The Shaanxi Song and Dance Troupe is the largest and most prestigious theatrical company in Western China. The troupe’s formidable reputation has been built up over its long history. It was formed in 1940 and is based in the city of Xi’an, a city once known as the ancient Chinese capital of Chang’an. For this first-time tour of Japan, the troupe co-produced this performance of Moon over the Capital with the Min-On Concert Association. The original production was written and choreographed by the troupe’s deputy director, Wang Hong, and is based on the story—woven from historical fact—of a Japanese official envoy to China in the 8th century. The performance began with a prologue, in which a ship carrying the Japanese mission is making its way through heavy seas on a stormy night. A 19-year-old Japanese envoy, Abe-no-Nakamaro, is standing on the bow of the ship, looking into the far distance, eagerly anticipating his studies in China.

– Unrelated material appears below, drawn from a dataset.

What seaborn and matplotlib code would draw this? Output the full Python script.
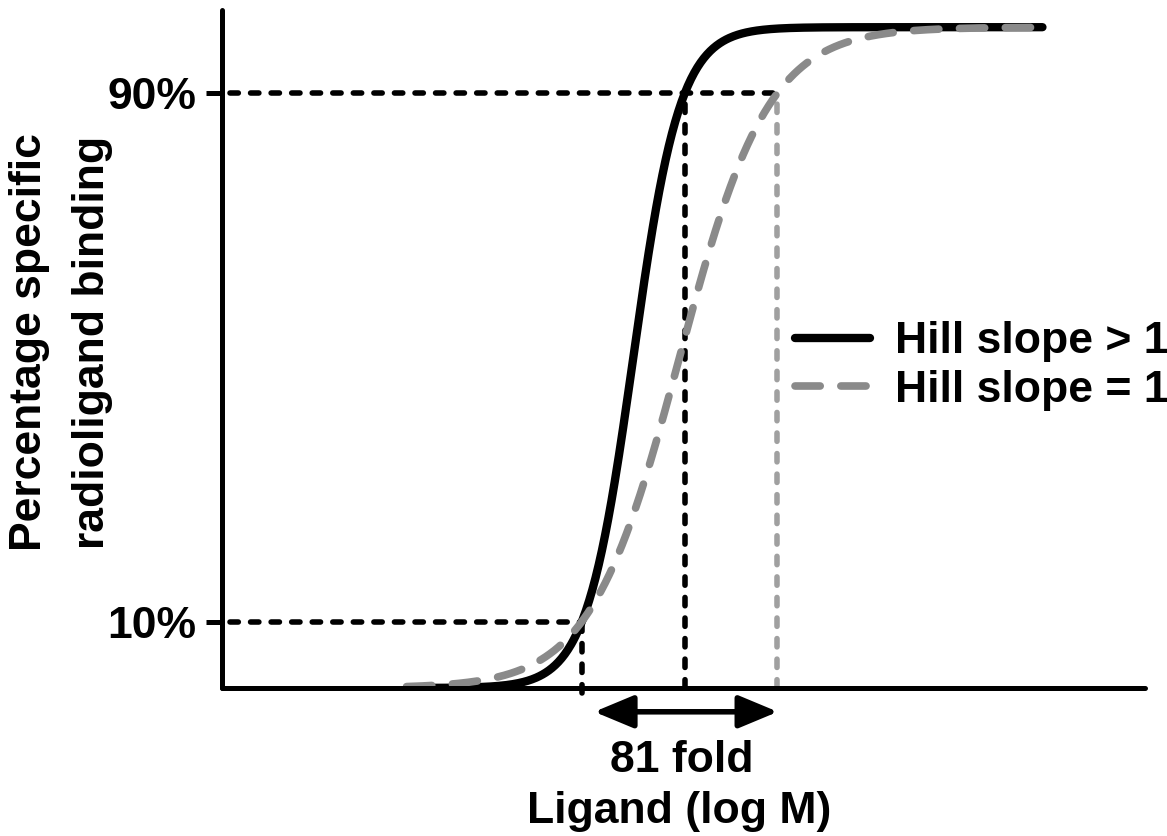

Spectacular performances of music and dance handed down from ancient China followed over a total of two acts of fourteen scenes, depicting the artistic grace and magnificence of the imperial court in the capital of Chang’an during the prosperous Tang Dynasty more than 1,300 years ago. In a dramatic final scene, the Emperor Xuang of Tang presents a silk robe to the 70-year-old Nakamaro in honor of his lifelong dedication to the glory and prosperity of the Tang Dynasty. This moved the audience to tears and drew a storm of applause.
The Shaanxi Song and Dance Troupe successfully concluded their two-month-long nationwide tour of 47 cities in Japan—a tour that included 96 engagements—and left Tokyo to return home to Xi’an on July 15. They carried with them a sense of fulfillment at having celebrated Sino-Japanese friendship.